▶ Written problem: Take each line containing "seaborn" and report it exactly as written.

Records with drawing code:
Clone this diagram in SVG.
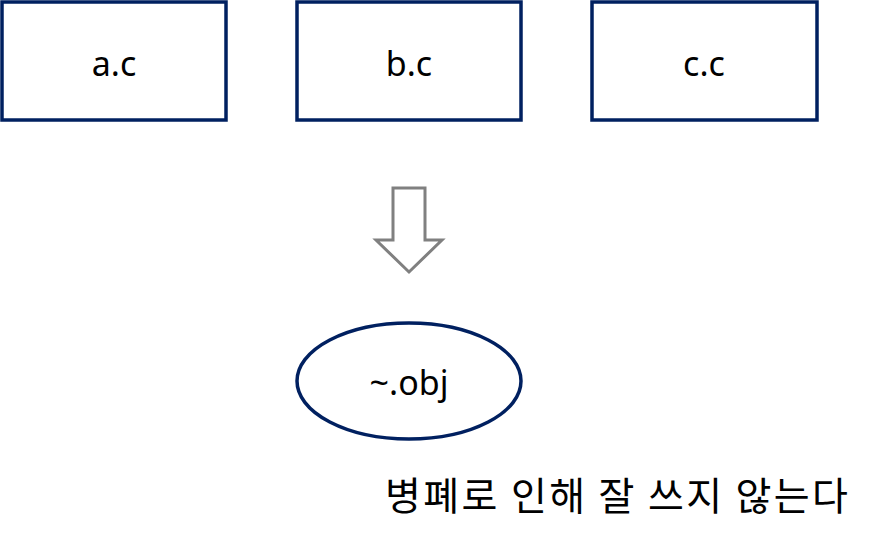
<svg xmlns="http://www.w3.org/2000/svg" width="873" height="539" viewBox="0 0 873 539">
<style>
.box{fill:#fff;stroke:#002060;stroke-width:3.5}
.lbl{font-family:"Noto Sans","Open Sans",sans-serif;font-size:34px;fill:#000;text-anchor:middle}
.kr{font-family:"Noto Sans CJK KR","Noto Sans",sans-serif;font-size:39px;fill:#000}
</style>
<rect width="873" height="539" fill="#fff"/>
<g id="a_c"><rect class="box" x="2" y="2" width="224" height="118"/><text class="lbl" x="114" y="76">a.c</text></g>
<g id="b_c"><rect class="box" x="297" y="2" width="224" height="118"/><text class="lbl" x="409" y="76">b.c</text></g>
<g id="c_c"><rect class="box" x="592" y="2" width="225" height="118"/><text class="lbl" x="704" y="76">c.c</text></g>
<g id="connectors"><polygon points="393,188 425,188 425,240 442,240 409,272 376,240 393,240" fill="#fff" stroke="#808080" stroke-width="3"/></g>
<g id="obj"><ellipse cx="409" cy="381" rx="112" ry="58" fill="#fff" stroke="#002060" stroke-width="3.5"/><text class="lbl" x="409" y="395">~.obj</text></g>
<text class="kr" x="385" y="510" textLength="463" lengthAdjust="spacing">병폐로 인해 잘 쓰지 않는다</text>
</svg>
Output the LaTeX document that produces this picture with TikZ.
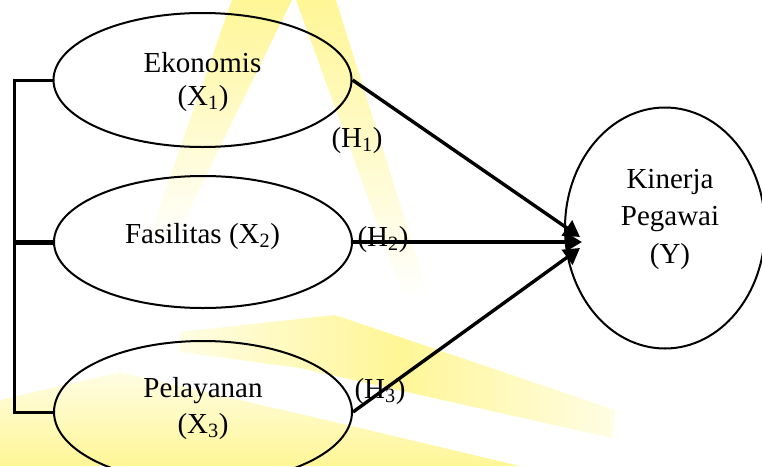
\documentclass[tikz,border=0pt]{standalone}
\usepackage{fontspec}
\setmainfont{Liberation Serif}
\usetikzlibrary{shapes.geometric,arrows.meta}
\definecolor{wmyellow}{RGB}{255,246,150}
\definecolor{wmpale}{RGB}{255,253,228}
\begin{document}
\begin{tikzpicture}[x=1pt,y=-1pt,
  ell/.style={draw,ellipse,line width=2pt,inner sep=0pt},
  txt/.style={anchor=base,inner sep=0pt,font=\fontsize{29}{33}\selectfont},
  hlab/.style={anchor=base,inner sep=0pt,font=\fontsize{29}{33}\selectfont},
  conn/.style={line width=3.4pt,-{Triangle[length=16pt,width=18pt]}},
  brk/.style={line width=3pt}]
\useasboundingbox (0,0) rectangle (762,466);
\clip (0,0) rectangle (762,466);
% faint watermark
\shade[top color=wmyellow,bottom color=white] (232,0) -- (292,0) -- (172,245) -- (148,240) -- cycle;
\shade[top color=wmyellow,bottom color=white] (296,0) -- (336,0) -- (430,300) -- (405,300) -- cycle;
\shade[left color=wmpale,right color=wmpale,middle color=wmyellow] (180,332) -- (335,315) -- (615,410) -- (612,438) -- (300,368) -- (180,352) -- cycle;
\shade[top color=wmpale,bottom color=wmyellow] (0,400) -- (120,372) -- (360,428) -- (520,466) -- (0,466) -- cycle;
% ellipses
\node[ell,minimum width=298pt,minimum height=134pt] (e1) at (202.5,80) {};
\node[ell,minimum width=298pt,minimum height=132pt] (e2) at (203,242) {};
\node[ell,minimum width=298pt,minimum height=142pt] (e3) at (203,412) {};
\node[ell,minimum width=200pt,minimum height=241pt] (ey) at (665,228) {};
% texts
\node[txt] (t1a) at (202.5,72) {Ekonomis};
\node[txt] (t1b) at (203,105) {(X\textsubscript{1})};
\node[txt] (t2) at (202.5,243) {Fasilitas (X\textsubscript{2})};
\node[txt] (t3a) at (203,397) {Pelayanan};
\node[txt] (t3b) at (203,433) {(X\textsubscript{3})};
\node[txt] (tya) at (670,188) {Kinerja};
\node[txt] (tyb) at (670,225) {Pegawai};
\node[txt] (tyc) at (670,263) {(Y)};
% hypothesis labels
\node[hlab] (h1) at (357,147) {(H\textsubscript{1})};
\node[hlab] (h2) at (383,246) {(H\textsubscript{2})};
\node[hlab] (h3) at (380,398) {(H\textsubscript{3})};
% bracket
\coordinate (b1) at (14,80);
\coordinate (b2) at (14,242);
\coordinate (b3) at (14,412);
\draw[brk] (e1.west) -- (b1) -- (b3) -- (e3.west);
\draw[line width=5pt] (b2) -- (e2.west);
% arrows
\coordinate (p1) at (580,237);
\coordinate (p2) at (582,242);
\coordinate (p3) at (580,248);
\draw[conn] (e1.east) -- (p1);
\draw[conn] (e2.east) -- (p2);
\draw[conn] (e3.east) -- (p3);
\end{tikzpicture}
\end{document}
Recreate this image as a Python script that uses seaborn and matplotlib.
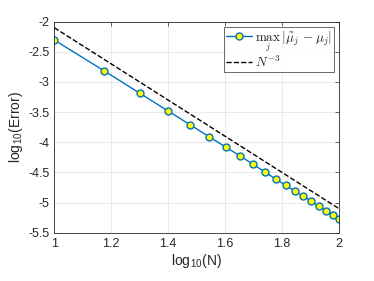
import matplotlib
matplotlib.use("Agg")
import matplotlib.pyplot as plt
import seaborn as sns
import pandas as pd
from matplotlib.ticker import FormatStrFormatter

# log10(N) for N = 10, 15, ..., 100 and the measured log10(error)
log_n = [1.0, 1.176, 1.301, 1.398, 1.477, 1.544, 1.602, 1.653, 1.699, 1.740,
         1.778, 1.813, 1.845, 1.875, 1.903, 1.929, 1.954, 1.978, 2.0]
log_err = [-2.304, -2.818, -3.189, -3.476, -3.709, -3.908, -4.079, -4.228, -4.366,
           -4.494, -4.610, -4.715, -4.809, -4.897, -4.980, -5.058, -5.135, -5.201, -5.268]

# reference slope N^-3
ref_x = [1.0, 2.0]
ref_y = [-2.1, -5.1]

x_ticks = [1, 1.2, 1.4, 1.6, 1.8, 2]
y_ticks = [-5.5, -5, -4.5, -4, -3.5, -3, -2.5, -2]

sns.set_style("white")
plt.rcParams['font.family'] = ['Liberation Sans', 'DejaVu Sans']
plt.rcParams['axes.unicode_minus'] = False
plt.rcParams['mathtext.fontset'] = 'cm'

df = pd.DataFrame({'logN': log_n, 'logErr': log_err})
ref = pd.DataFrame({'logN': ref_x, 'logErr': ref_y})

fig = plt.figure(figsize=(3.74, 2.81), dpi=100)
ax = fig.add_axes([0.145, 0.172, 0.761, 0.751])

sns.lineplot(data=df, x='logN', y='logErr', ax=ax, color='#0072BD', linewidth=1,
             marker='o', markersize=5, markerfacecolor='yellow',
             markeredgecolor='#0072BD', markeredgewidth=1,
             label=r'$\max_j\,|\tilde{\mu}_j-\mu_j|$')
sns.lineplot(data=ref, x='logN', y='logErr', ax=ax, color='black', linewidth=1,
             linestyle='--', label=r'$N^{-3}$')

ax.set_xlim(1, 2)
ax.set_ylim(-5.5, -2)
ax.set_xticks(x_ticks)
ax.set_yticks(y_ticks)
ax.xaxis.set_major_formatter(FormatStrFormatter('%g'))
ax.yaxis.set_major_formatter(FormatStrFormatter('%g'))
ax.tick_params(direction='in', length=3, width=0.5, labelsize=9, colors='#262626',
               top=True, right=True)
ax.grid(True, color='#e6e6e6', linewidth=0.6)
for s in ax.spines.values():
    s.set_color('#262626')
    s.set_linewidth(0.6)

ax.set_xlabel(r'log$_{\mathregular{10}}$(N)', fontsize=10, color='#262626', labelpad=2)
ax.set_ylabel(r'log$_{\mathregular{10}}$(Error)', fontsize=10, color='#262626', labelpad=2)

leg = ax.legend(loc='upper right', fontsize=9.5, frameon=True, fancybox=False,
                borderpad=0.15, handlelength=2.0, handletextpad=0.2,
                labelspacing=0.05, borderaxespad=0.4)
leg.get_frame().set_edgecolor('#262626')
leg.get_frame().set_linewidth(0.6)

fig.savefig('out.png', dpi=100)
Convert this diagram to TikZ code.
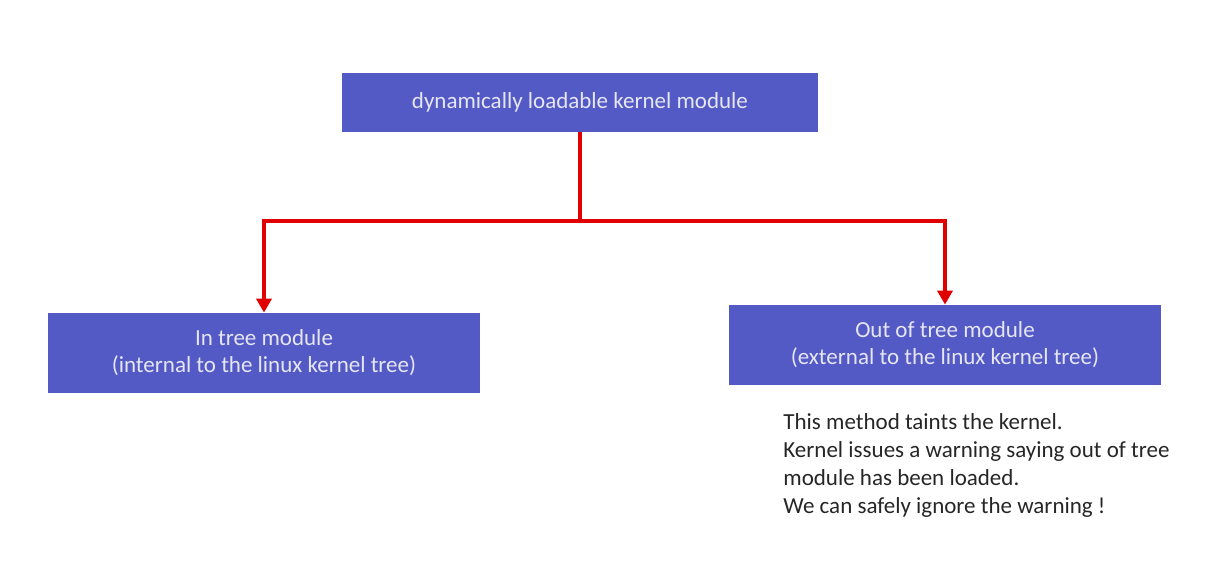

▶ Result for this exercise:
Recreate this image as a Python script that uses seaborn and matplotlib.
import seaborn as sns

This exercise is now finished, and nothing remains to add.